(Problem to work on) Extract word for word the lines of the listing from its start to the line holding "colors = ['#00AEEF', '#8DC63F', '#A7A9AC']", both ends kept; pictures are not part of the copy.

-- Begin --

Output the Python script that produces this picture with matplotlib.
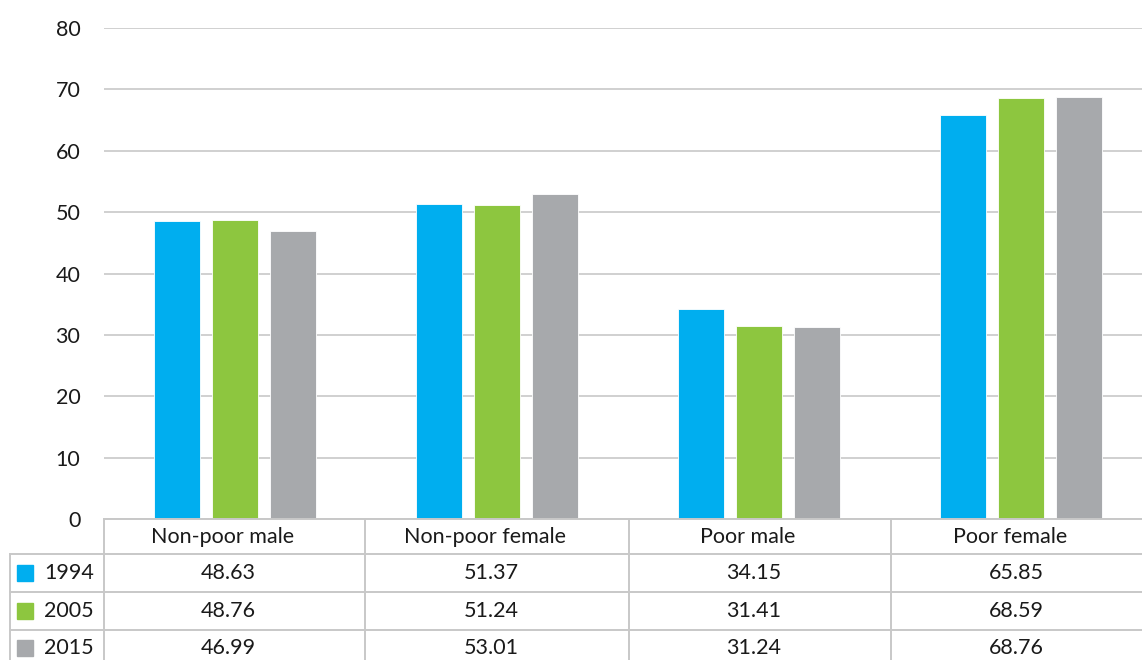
import numpy as np
import matplotlib
matplotlib.use("Agg")
import matplotlib.pyplot as plt

plt.rcParams['font.family'] = ['Lato', 'DejaVu Sans']

categories = ['Non-poor male', 'Non-poor female', 'Poor male', 'Poor female']
years = ['1994', '2005', '2015']
v1994 = [48.63, 51.37, 34.15, 65.85]
v2005 = [48.76, 51.24, 31.41, 68.59]
v2015 = [46.99, 53.01, 31.24, 68.76]
series = [v1994, v2005, v2015]
colors = ['#00AEEF', '#8DC63F', '#A7A9AC']

W, H = 1142, 660
fig = plt.figure(figsize=(W / 100, H / 100), dpi=100)

# main plot area (pixel layout from the reference, right edge runs past the image)
left, right, top, bottom = 104, 1152, 28, 519
ax = fig.add_axes([left / W, 1 - bottom / H, (right - left) / W, (bottom - top) / H])

x = np.arange(len(categories))
offsets = [-0.222, 0.0, 0.222]
bw = 0.174
for vals, off, c in zip(series, offsets, colors):
    ax.bar(x + off, vals, width=bw, color=c, edgecolor='white', linewidth=0.6, zorder=3)

ax.set_xlim(-0.5, 3.5)
ax.set_ylim(0, 80)
ax.set_yticks(range(0, 81, 10))
ax.yaxis.grid(True, color='#d0d0d0', linewidth=1.4)
ax.set_axisbelow(True)
for s in ax.spines.values():
    s.set_visible(False)
ax.tick_params(axis='y', length=0, pad=17, labelsize=15.5, labelcolor='#1a1a1a')
ax.set_xticks([])

# data table drawn in pixel coordinates
tab = fig.add_axes([0, 0, 1, 1], facecolor='none')
tab.set_xlim(0, W)
tab.set_ylim(H, 0)
tab.axis('off')

lc = '#c8c8c8'
lw = 1.4
col_edges = [104, 365, 629, 891, 1153]
row_edges = [519, 554, 592, 630]
label_left = 10

tab.plot([col_edges[0], col_edges[-1]], [row_edges[0]] * 2, color=lc, lw=lw)
for ry in row_edges[1:]:
    tab.plot([label_left, col_edges[-1]], [ry, ry], color=lc, lw=lw)
for cx in col_edges:
    tab.plot([cx, cx], [row_edges[0], H], color=lc, lw=lw)
tab.plot([label_left, label_left], [row_edges[1], H], color=lc, lw=lw)

tc = '#1a1a1a'
fs = 15.5
row_y = [573, 611, 648]
for i, cat in enumerate(categories):
    cx = (col_edges[i] + col_edges[i + 1]) / 2 - 12
    tab.text(cx, 537, cat, ha='center', va='center', fontsize=fs, color=tc)
for yr, vals, c, cy in zip(years, series, colors, row_y):
    tab.add_patch(plt.Rectangle((17, cy - 8), 16, 16, color=c))
    tab.text(44, cy, yr, ha='left', va='center', fontsize=fs, color=tc)
    for i, v in enumerate(vals):
        cx = (col_edges[i] + col_edges[i + 1]) / 2 - 6
        tab.text(cx, cy, f'{v:.2f}', ha='center', va='center', fontsize=fs, color=tc)

fig.savefig('out.png', dpi=100)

-- End --

(Task solution)
Output the Python script that produces this picture with matplotlib.
import numpy as np
import matplotlib
matplotlib.use("Agg")
import matplotlib.pyplot as plt

plt.rcParams['font.family'] = ['Lato', 'DejaVu Sans']

categories = ['Non-poor male', 'Non-poor female', 'Poor male', 'Poor female']
years = ['1994', '2005', '2015']
v1994 = [48.63, 51.37, 34.15, 65.85]
v2005 = [48.76, 51.24, 31.41, 68.59]
v2015 = [46.99, 53.01, 31.24, 68.76]
series = [v1994, v2005, v2015]
colors = ['#00AEEF', '#8DC63F', '#A7A9AC']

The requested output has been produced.